What you should use is an office chair that you can adjust to your needs.  If you’re buying a new chair, be sure that can adjust the height of the chair and the height of the arm rests.  You should be able to adjust the arm rests so that your arms rest comfortably on them without raising or lowering your shoulders.

The chair should have lumbar support and should also allow you to tilt it to different angles. It should roll and swivel easily as well.  The seat should be comfortable and not too narrow or wide for your legs. Beware: of those nice comfy-looking leather office chairs. Many of them aren’t right for working at a computer for hours on end. And on some, the seats are too deep and the arm rests too high for people who aren’t tall.

Sit correctly in the chair

Your chair should be adjusted so your feet are flat on the floor with knees level with your hips. If your feet dangle, get a footrest. If your knees are higher than your hips, raise the height of the chair.  Don’t bend forward in your chair while you’re working.

Contrary to what you think, you shouldn’t sit perfectly straight in the chair all the time. According to doctor K. Daniel Riew, you should use a chair with good lumbar support and lean back at an angle of 25 to 30 degrees as much as you can while you’re working.  Doing so relieves the stresses on your neck muscles and takes some of your body weight off the base of your spine.

Adjust your monitor height and distance

An ergonomic chair won’t do you a lot of good if your monitor isn’t positioned correctly.

The monitor height should be adjusted so that the main viewing area on the screen is level with or slightly down from your eyes. If the screen is too low, raise it up with a stand. If it’s too high, lower it or raise the height of your chair.

Your computer screen should be at a distance that you can read it without squinting or leaning in close to the monitor. Usually that’s between 15 and 27 inches from your face, but the proper monitor distance will vary depending on the size of your screen and other factors. If you have trouble reading the screen without leaning in, increase the screen font size. If you haven’t had an eye exam recently, get one.

Use an ergonomic mouse and keyboard

Look for a mouse or keyboard and mouse combination that is ergonomically designed. There are various types of ergonomic mice. The one that works best for you is whichever fits best under your hand without making your fingers stretch uncomfortably. Wireless mice are more convenient to use than wired.  A useful addition is a mousepad with a gel wrist rest. Using the mouse with the base of your hand on the rest can help keep your hand and wrist in a neutral position while using the mouse.

The keyboard you use is important too. Some studies say flat keyboards are the best ergonomically because they keep your wrists relatively straight.  But if they are too flat, they can be difficult or uncomfortable to type on. A keyboard with a built-in rest for the base of your hands can make typing less stressful if you have enough room for it.
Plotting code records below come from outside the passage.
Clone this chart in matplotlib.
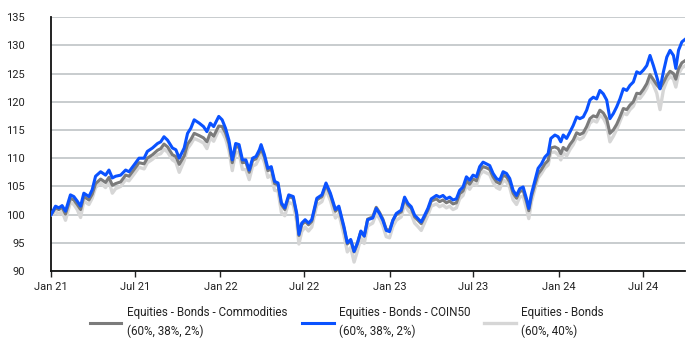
#!/usr/bin/env python3

import matplotlib
matplotlib.use("Agg")
import matplotlib.pyplot as plt
import matplotlib.dates as dates
import numpy as np
import pandas as pd

# months elapsed since Jan 1 2021
months = [
    0, 0.31, 0.55, 0.78, 1.02, 1.37, 1.61, 1.85, 2.09, 2.32, 2.68, 2.91,
    3.15, 3.51, 3.86, 4.1, 4.34, 4.57, 4.93, 5.28, 5.52, 5.88, 6.23, 6.59,
    6.82, 7.18, 7.54, 7.77, 8.0, 8.25, 8.6, 8.84, 9.08, 9.43, 9.67, 9.9,
    10.14, 10.5, 10.8, 11.04, 11.28, 11.52, 11.88, 12.12, 12.36, 12.6, 12.84, 13.08,
    13.32, 13.56, 13.8, 14.04, 14.28, 14.52, 14.76, 14.88, 15.12, 15.36, 15.6, 15.84,
    16.08, 16.32, 16.56, 16.84, 17.16, 17.4, 17.56, 17.76, 18.0, 18.24, 18.47, 18.83,
    19.19, 19.48, 19.79, 20.15, 20.39, 20.75, 20.99, 21.23, 21.47, 21.71, 21.95, 22.19,
    22.43, 22.79, 23.04, 23.27, 23.51, 23.75, 23.98, 24.22, 24.46, 24.81, 25.05, 25.28,
    25.52, 25.76, 25.99, 26.23, 26.47, 26.7, 26.94, 27.3, 27.53, 27.77, 28.01, 28.24,
    28.48, 28.72, 28.95, 29.19, 29.43, 29.66, 29.9, 30.14, 30.37, 30.61, 30.85, 31.08,
    31.32, 31.56, 31.79, 32.03, 32.27, 32.5, 32.74, 32.98, 33.21, 33.45, 33.69, 33.85,
    34.04, 34.28, 34.51, 34.75, 34.99, 35.22, 35.41, 35.7, 35.93, 36.12, 36.29, 36.53,
    36.76, 37.0, 37.24, 37.47, 37.71, 37.95, 38.18, 38.42, 38.66, 38.89, 39.13, 39.37,
    39.6, 39.84, 40.08, 40.31, 40.55, 40.79, 41.02, 41.26, 41.5, 41.73, 41.97, 42.21,
    42.44, 42.68, 42.92, 43.15, 43.39, 43.63, 43.86, 44.1, 44.27, 44.46, 44.7, 45.0,
]

coin50 = [
    100.0, 101.5, 101.2, 101.6, 100.6, 103.5, 103.2, 102.4, 101.5, 103.8, 103.2, 104.4,
    106.8, 107.6, 107.0, 107.9, 106.5, 106.8, 107.0, 107.9, 107.6, 108.8, 110.0, 110.0,
    111.2, 111.8, 112.6, 112.9, 113.8, 113.2, 111.8, 111.5, 110.0, 111.8, 114.4, 115.3,
    116.8, 116.2, 115.6, 114.7, 116.2, 115.6, 117.4, 116.8, 115.3, 113.2, 109.7, 112.6,
    112.4, 109.7, 109.7, 107.9, 110.0, 110.3, 111.5, 112.4, 110.6, 108.2, 108.5, 105.9,
    105.6, 102.1, 101.2, 103.5, 103.2, 100.3, 96.5, 98.5, 99.1, 98.5, 99.1, 102.9,
    103.5, 105.6, 103.8, 100.9, 101.5, 97.9, 95.0, 95.6, 93.5, 95.0, 97.1, 96.2,
    99.1, 99.4, 101.1, 100.2, 99.0, 97.2, 97.0, 99.0, 100.2, 100.8, 103.1, 102.0,
    101.4, 99.9, 99.3, 98.7, 99.9, 101.1, 102.8, 103.4, 103.1, 103.4, 102.8, 103.1,
    102.6, 102.8, 104.3, 104.9, 106.7, 106.1, 107.0, 106.7, 108.5, 109.3, 109.0, 108.7,
    107.3, 106.4, 106.1, 107.6, 107.3, 106.4, 104.3, 103.4, 104.6, 104.9, 102.8, 101.1,
    103.7, 106.0, 108.2, 109.0, 110.2, 110.8, 113.5, 114.1, 113.8, 112.9, 114.1, 113.5,
    114.6, 115.8, 117.3, 117.0, 117.3, 118.5, 120.3, 120.8, 120.5, 122.0, 121.4, 120.3,
    117.0, 117.9, 119.1, 120.5, 122.3, 122.0, 122.9, 123.5, 125.3, 125.0, 125.6, 126.4,
    128.2, 126.4, 124.4, 122.3, 125.3, 127.9, 129.1, 128.2, 125.9, 129.1, 130.6, 131.2,
]

commodities = [
    100.0, 101.2, 100.9, 101.3, 100.1, 102.9, 102.6, 101.8, 100.9, 103.2, 102.6, 103.6,
    105.5, 106.3, 105.7, 106.6, 105.2, 105.5, 105.8, 107.0, 106.8, 108.0, 109.2, 109.0,
    110.0, 110.6, 111.4, 111.7, 112.5, 112.0, 110.6, 110.3, 108.9, 110.4, 112.5, 113.3,
    114.4, 114.0, 113.6, 112.9, 114.5, 113.9, 115.7, 115.6, 114.5, 112.6, 109.2, 112.1,
    111.9, 109.2, 109.3, 107.5, 109.6, 109.9, 111.0, 111.7, 110.2, 107.8, 108.1, 105.5,
    105.3, 101.8, 100.9, 103.2, 102.9, 100.0, 96.3, 98.2, 98.8, 98.2, 98.8, 102.6,
    103.2, 105.3, 103.5, 100.6, 101.2, 97.6, 94.8, 95.4, 93.4, 94.9, 97.0, 96.2,
    99.2, 99.6, 101.3, 100.4, 99.2, 97.4, 97.2, 99.0, 100.0, 100.5, 102.8, 101.7,
    101.1, 99.6, 99.0, 98.4, 99.6, 100.8, 102.4, 102.8, 102.3, 102.6, 102.1, 102.4,
    101.9, 102.1, 103.7, 104.2, 106.0, 105.4, 106.3, 106.0, 107.8, 108.5, 108.3, 108.0,
    106.7, 105.8, 105.5, 107.0, 106.7, 105.8, 103.8, 102.9, 104.1, 104.3, 102.3, 100.7,
    103.2, 105.3, 107.2, 108.0, 109.0, 109.6, 111.8, 112.0, 111.7, 110.8, 111.9, 111.4,
    112.4, 113.2, 114.5, 114.2, 114.5, 115.6, 117.0, 117.5, 117.3, 118.5, 118.0, 117.0,
    114.4, 115.0, 116.0, 117.3, 118.8, 118.6, 119.4, 120.0, 121.5, 121.4, 122.2, 123.2,
    124.8, 123.9, 123.0, 122.3, 123.4, 124.6, 125.4, 125.0, 124.0, 125.8, 126.9, 127.4,
]

bonds = [
    100.0, 100.6, 100.1, 100.6, 99.0, 102.2, 101.8, 100.9, 99.5, 102.4, 101.8, 102.9,
    104.8, 105.6, 104.8, 105.9, 103.8, 104.6, 105.0, 106.2, 106.0, 107.2, 108.4, 108.1,
    109.2, 109.8, 110.6, 110.8, 111.6, 111.1, 109.7, 109.3, 107.5, 109.6, 111.7, 112.5,
    113.5, 113.1, 112.7, 111.7, 113.6, 113.0, 115.0, 114.7, 113.5, 111.4, 107.8, 111.1,
    110.9, 108.0, 108.0, 106.2, 108.6, 108.9, 110.1, 110.8, 109.2, 106.6, 107.0, 104.3,
    104.2, 100.4, 99.8, 102.2, 101.8, 98.8, 94.8, 97.0, 97.8, 97.1, 97.8, 101.7,
    102.3, 104.4, 102.5, 99.4, 100.2, 96.4, 93.4, 94.2, 91.6, 93.6, 95.9, 94.9,
    98.0, 98.5, 100.2, 99.3, 98.0, 96.1, 95.9, 97.9, 99.0, 99.6, 101.9, 100.8,
    100.1, 98.5, 97.9, 97.2, 98.6, 99.9, 101.5, 101.9, 101.4, 101.7, 101.2, 101.5,
    100.9, 101.2, 102.8, 103.4, 105.2, 104.5, 105.5, 105.2, 107.0, 107.7, 107.4, 107.1,
    105.7, 104.8, 104.5, 106.1, 105.8, 104.8, 102.6, 101.8, 103.1, 103.3, 101.0, 99.3,
    102.3, 104.5, 106.5, 107.3, 108.3, 108.8, 111.0, 111.1, 110.6, 109.7, 111.0, 110.4,
    111.5, 112.4, 113.7, 113.3, 113.7, 114.8, 116.2, 116.7, 116.4, 117.6, 117.1, 115.9,
    112.9, 113.9, 115.1, 116.5, 118.0, 117.7, 118.6, 119.2, 120.7, 120.6, 121.4, 122.4,
    124.0, 123.0, 121.5, 118.6, 122.1, 123.7, 124.5, 124.0, 122.6, 124.9, 126.0, 126.5,
]

labels = [
    "Equities - Bonds - Commodities\n(60%, 38%, 2%)",
    "Equities - Bonds - COIN50\n(60%, 38%, 2%)",
    "Equities - Bonds\n(60%, 40%)",
]
colors = ["#7b7b7b", "#0a52ff", "#d6d6d6"]
yticks = [90, 95, 100, 105, 110, 115, 120, 125, 130, 135]

plt.rcParams["font.family"] = ["Roboto", "DejaVu Sans"]
plt.rcParams["font.size"] = 8

start = pd.Timestamp("2021-01-01")
time = start + pd.to_timedelta(np.array(months) * 30.44, unit="D")

fig = plt.figure(figsize=(7, 3.41), dpi=100)
ax = fig.add_axes([0.073, 0.205, 0.906, 0.745])

# draw back to front: light grey, grey, blue on top
l3, = ax.plot(time, bonds, color=colors[2], lw=2.4, zorder=3)
l1, = ax.plot(time, commodities, color=colors[0], lw=2.2, zorder=4)
l2, = ax.plot(time, coin50, color=colors[1], lw=2.2, zorder=5)

ax.set_ylim(90, 135)
ax.set_yticks(yticks)
ax.set_xlim(pd.Timestamp("2021-01-01"), pd.Timestamp("2024-09-30"))
ax.xaxis.set_major_locator(dates.MonthLocator(bymonth=[1, 7]))
ax.xaxis.set_major_formatter(dates.DateFormatter("%b %y"))

ax.grid(axis="y", color="#b9bec1", lw=1.1, zorder=1)
ax.set_axisbelow(True)
for s in ["top", "right"]:
    ax.spines[s].set_visible(False)
for s in ["left", "bottom"]:
    ax.spines[s].set_color("#111111")
    ax.spines[s].set_linewidth(1.3)
ax.tick_params(axis="y", length=0, pad=19, colors="#222222")
ax.tick_params(axis="x", length=4, width=1, pad=4, colors="#222222")

# one legend per entry so the handles sit where the original has them
leg_x = [90, 302, 484]
for h, lab, x in zip([l1, l2, l3], labels, leg_x):
    leg = fig.legend([h], [lab], loc="center left",
                     bbox_to_anchor=(x / 700, 1 - 322 / 341),
                     frameon=False, handlelength=2.7, handletextpad=0.45,
                     borderpad=0, borderaxespad=0, fontsize=8.4)
    for t in leg.get_texts():
        t.set_linespacing(1.5)
        t.set_color("#222222")

plt.savefig("out.png", dpi=100)
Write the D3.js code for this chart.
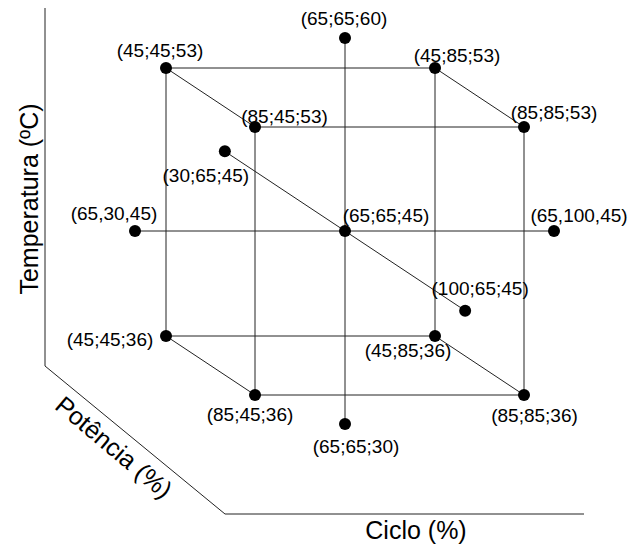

As with computer monitors, the position of the keyboard and mouse are important ergonomic factors.  Both should be positioned so you can use them with your elbows bent so that your arms are parallel to the floor. A desk with a pull-out keyboard tray is best for positioning the keyboard and monitor properly.  The keyboard tray should be wide enough for your keyboard and you mouse. You do not want to have to reach to a desktop or stretch in any other way to use the mouse. Doing so can strain your wrist.

Make your laptop more ergonomic

What if your primary (or only) computer is a laptop?

Fortunately there are some accessories that can help.  

  • A standalone monitor. Hooking your laptop up to a standalone monitor will let you position your monitor at the right height and distance from your eyes.Before purchasing a standalone monitor, be sure your laptop has a port to plug it into.
  • A laptop riser or stand. This will let you raise the laptop up so the screen can be viewed without bending your neck downward. 
  • A standalone keyboard and mouse. If the keyboard and mouse are wireless, you can position them in the most comfortable place for you. (The standalone mouse makes it much easier to right click than a touch pad, too.)

Give your back and neck a break

Sitting too long in one position is a major cause of those aches and pains. Give your back, neck, eyes, and wrists a rest by getting out of your chair at least once every half hour. Go for a walk. Throw in that load so laundry if you are working from home. If you can’t go for a walk, at least stretch in place. Wiggle your legs. Move your head from side to side. Stand up to take phone calls.